Not content with merely revolutionizing the art of dirigible fabrication, Slate also proposed a non-traditional motive force. Steam from a flash boiler in the cabin would drive a nose-mounted blower at 6,000 revolutions/minute; the paddle-shaped blades would throw the air (ahead of the bow) outward, creating a low-pressure area into which the large dirigible body would be pushed (by the ambient atmospheric pressure on its rear surfaces). His "air displacement system" was predicted to propel the airship at 100 miles/hour (160 km/hr). To boost thrust, he added an engine-driven pusher propeller at the rear.

Still more innovation was proposed: Slate's concept of "sustained flight" meant the airship would not need large mooring stations at its proposed destinations and enroute stops. Instead, passengers would be raised or lowered via a combination of anchor and elevator. A fuel tank, lowered by cable, served as the anchor; a capsule-like elevator would descend along the cable while the airship idled overhead. Slate portrayed his airship as being able to pluck patrons from decks of ocean liners, and roofs of luxury hotels, bypassing the need to travel to airports or other depots.

The airship was constructed at Glendale, and first brought outside on January 6, 1929. With a crowd watching, Slate's handlers released its restraining cables until the shiny unit rose to thirty feet above the concrete. The initial public appearance was an unmitigated success. However, problems with the steam-production equipment delayed flight testing until December, when Slate gave up on that system and installed an internal-combustion engine (a Wright Whirlwind) driving a conventional propeller to move the craft.

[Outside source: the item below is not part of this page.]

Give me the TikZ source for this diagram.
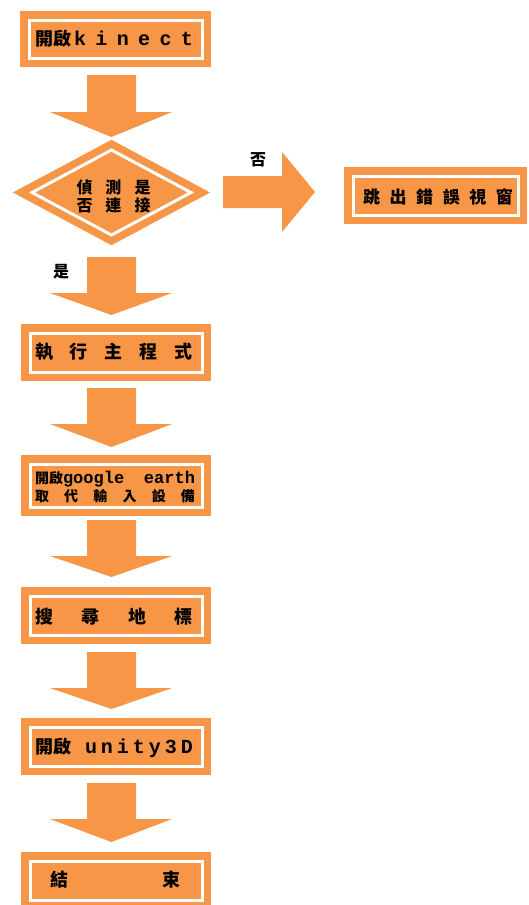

On December 17 the airship was moved outdoors, into an unseasonably hot sunny afternoon. Soon, the expanding hydrogen within the metal body raised the internal pressure to the point that it popped the emergency relief valves. The unit was moved back inside.

On December 19 the airship was moved outdoors again, with its engines running and propellers spinning as it was guided through the doors. Handlers positioned themselves and the unit for launching, but within five minutes the sun had again heated the internal gas. A staccato pop of rivets was followed by a metallic-sounding explosion and a vapor cloud as the gas escaped. The port side had failed; the side was distended, the duralumin ribs bulging and honeycombed with gaps.

The unit was dragged into the hangar, where an engineering assessment determined it was not repairable. Since the country was slipping into The Great Depression, no financing could be found to fund repairs, so the structure was sold for scrap ($0.60 per pound), the employees were discharged, and the Slate Dirigible Corporation was dissolved.

In the mid-nineteen fifties, Slate was again in the California news, with a proposal to clear vital valley areas of the then-pervasive smog. His proposal to install "cyclone-producing devices" atop the mountains surrounding the valleys attracted some interest in the press, but no firm offers were received, and he dropped the idea.

Slate eventually returned to Oregon, where he lived a long life, a few days short of a century. He died in Corvallis, Oregon on November 26, 1980.